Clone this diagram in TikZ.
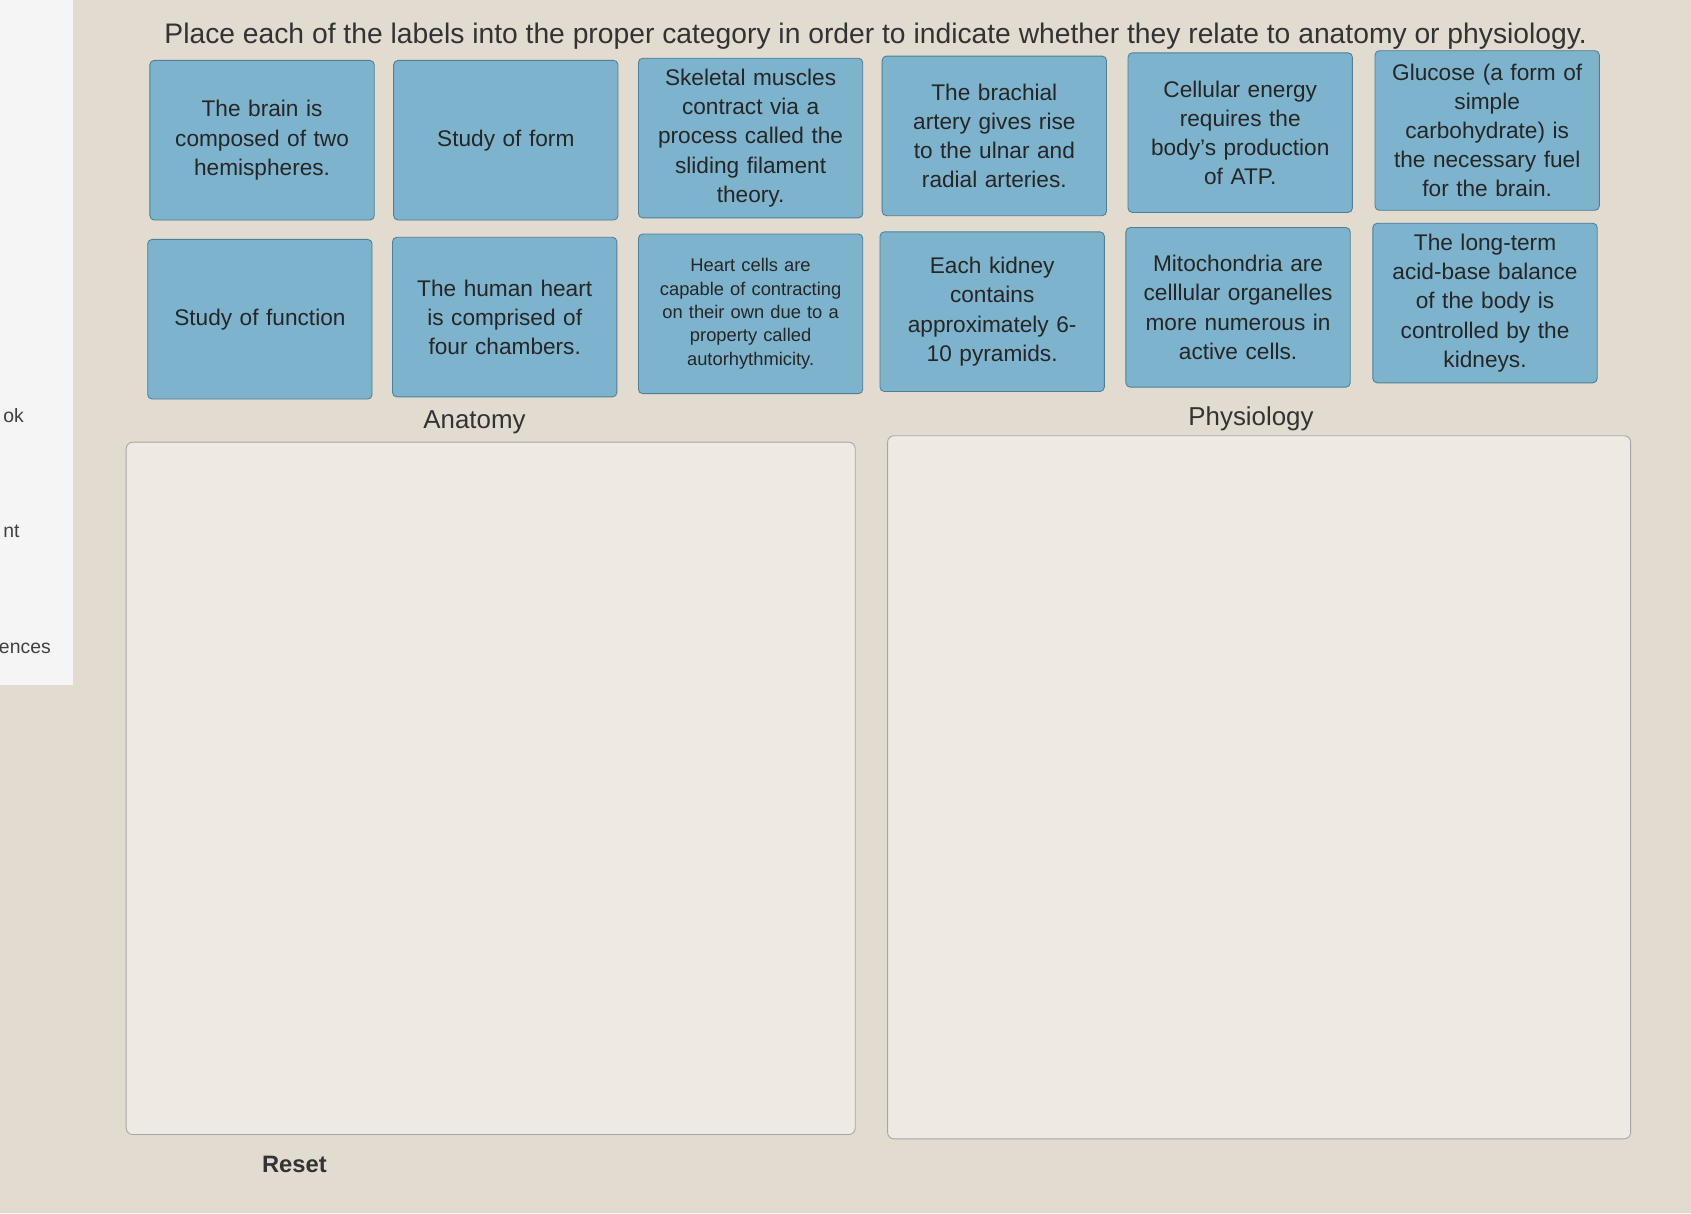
\documentclass[tikz,border=0pt]{standalone}
\usepackage{fontspec}
\setmainfont{Liberation Sans}
\usetikzlibrary{positioning}
\definecolor{paper}{HTML}{E2DBCF}
\definecolor{tile}{HTML}{7DB3CC}
\definecolor{tileedge}{HTML}{4F7F95}
\tikzset{card/.style={draw=tileedge, fill=tile, rounded corners=2pt, minimum width=104pt, minimum height=74pt,
          text width=96pt, align=center, font=\fontsize{10.5}{13.5}\selectfont, text=black!85},
        small card/.style={card, font=\fontsize{8.5}{10.8}\selectfont},
        bin/.style={draw=black!35, fill=paper!60!white, rounded corners=3pt},
        heading/.style={font=\fontsize{12}{14}\selectfont, text=black!80},
}
\begin{document}
\begin{tikzpicture}[x=0.5pt, y=-0.5pt]
  \fill[paper] (0,0) rectangle (1568,1125);
  \useasboundingbox (0,0) rectangle (1568,1125);
  % side bar
  \fill[black!4] (0,0) rectangle (68,635);
  \node[font=\small, text=black!75, anchor=west] (side1) at (-4,385) {ok};
  \node[font=\small, text=black!75, anchor=west] (side2) at (-4,493) {nt};
  \node[font=\small, text=black!75, anchor=west] (side3) at (-8,601) {ences};
  % title
  \node[font=\fontsize{13.1}{15}\selectfont, text=black!80] (title) at (812,34)
    {Place each of the labels into the proper category in order to indicate whether they relate to anatomy or physiology.};
  % first row
  \node[card] (c11) at (243,130) {The brain is\\composed of two\\hemispheres.};
  \node[card] (c12) at (469,130) {Study of form};
  \node[card] (c13) at (696,128) {Skeletal muscles\\contract via a\\process called the\\sliding filament\\theory.};
  \node[card] (c14) at (922,126) {The brachial\\artery gives rise\\to the ulnar and\\radial arteries.};
  \node[card] (c15) at (1150,123) {Cellular energy\\requires the\\body's production\\of ATP.};
  \node[card] (c16) at (1379,121) {Glucose (a form of\\simple\\carbohydrate) is\\the necessary fuel\\for the brain.};
  % second row
  \node[card] (c21) at (241,296) {Study of function};
  \node[card] (c22) at (468,294) {The human heart\\is comprised of\\four chambers.};
  \node[small card] (c23) at (696,291) {Heart cells are\\capable of contracting\\on their own due to a\\property called\\autorhythmicity.};
  \node[card] (c24) at (920,289) {Each kidney\\contains\\approximately 6-\\10 pyramids.};
  \node[card] (c25) at (1148,285) {Mitochondria are\\celllular organelles\\more numerous in\\active cells.};
  \node[card] (c26) at (1377,281) {The long-term\\acid-base balance\\of the body is\\controlled by the\\kidneys.};
  % categories
  \node[heading] (anatomy) at (440,392) {Anatomy};
  \node[heading] (physiology) at (1160,388) {Physiology};
  \draw[bin] (117,410) rectangle (793,1052);
  \draw[bin] (823,404) rectangle (1512,1056);
  \node[font=\bfseries\fontsize{11}{13}\selectfont, text=black!80] (reset) at (273,1080) {Reset};
\end{tikzpicture}
\end{document}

+--

INSTRUCTIONS FOR THE TASK: Your copy of the data should match it exactly, except that pictures are left out.

SOLUTION TO THE PROBLEM:
Clone this diagram in TikZ.
\documentclass[tikz,border=0pt]{standalone}
\usepackage{fontspec}
\setmainfont{Liberation Sans}
\usetikzlibrary{positioning}
\definecolor{paper}{HTML}{E2DBCF}
\definecolor{tile}{HTML}{7DB3CC}
\definecolor{tileedge}{HTML}{4F7F95}
\tikzset{card/.style={draw=tileedge, fill=tile, rounded corners=2pt, minimum width=104pt, minimum height=74pt,
          text width=96pt, align=center, font=\fontsize{10.5}{13.5}\selectfont, text=black!85},
        small card/.style={card, font=\fontsize{8.5}{10.8}\selectfont},
        bin/.style={draw=black!35, fill=paper!60!white, rounded corners=3pt},
        heading/.style={font=\fontsize{12}{14}\selectfont, text=black!80},
}
\begin{document}
\begin{tikzpicture}[x=0.5pt, y=-0.5pt]
  \fill[paper] (0,0) rectangle (1568,1125);
  \useasboundingbox (0,0) rectangle (1568,1125);
  % side bar
  \fill[black!4] (0,0) rectangle (68,635);
  \node[font=\small, text=black!75, anchor=west] (side1) at (-4,385) {ok};
  \node[font=\small, text=black!75, anchor=west] (side2) at (-4,493) {nt};
  \node[font=\small, text=black!75, anchor=west] (side3) at (-8,601) {ences};
  % title
  \node[font=\fontsize{13.1}{15}\selectfont, text=black!80] (title) at (812,34)
    {Place each of the labels into the proper category in order to indicate whether they relate to anatomy or physiology.};
  % first row
  \node[card] (c11) at (243,130) {The brain is\\composed of two\\hemispheres.};
  \node[card] (c12) at (469,130) {Study of form};
  \node[card] (c13) at (696,128) {Skeletal muscles\\contract via a\\process called the\\sliding filament\\theory.};
  \node[card] (c14) at (922,126) {The brachial\\artery gives rise\\to the ulnar and\\radial arteries.};
  \node[card] (c15) at (1150,123) {Cellular energy\\requires the\\body's production\\of ATP.};
  \node[card] (c16) at (1379,121) {Glucose (a form of\\simple\\carbohydrate) is\\the necessary fuel\\for the brain.};
  % second row
  \node[card] (c21) at (241,296) {Study of function};
  \node[card] (c22) at (468,294) {The human heart\\is comprised of\\four chambers.};
  \node[small card] (c23) at (696,291) {Heart cells are\\capable of contracting\\on their own due to a\\property called\\autorhythmicity.};
  \node[card] (c24) at (920,289) {Each kidney\\contains\\approximately 6-\\10 pyramids.};
  \node[card] (c25) at (1148,285) {Mitochondria are\\celllular organelles\\more numerous in\\active cells.};
  \node[card] (c26) at (1377,281) {The long-term\\acid-base balance\\of the body is\\controlled by the\\kidneys.};
  % categories
  \node[heading] (anatomy) at (440,392) {Anatomy};
  \node[heading] (physiology) at (1160,388) {Physiology};
  \draw[bin] (117,410) rectangle (793,1052);
  \draw[bin] (823,404) rectangle (1512,1056);
  \node[font=\bfseries\fontsize{11}{13}\selectfont, text=black!80] (reset) at (273,1080) {Reset};
\end{tikzpicture}
\end{document}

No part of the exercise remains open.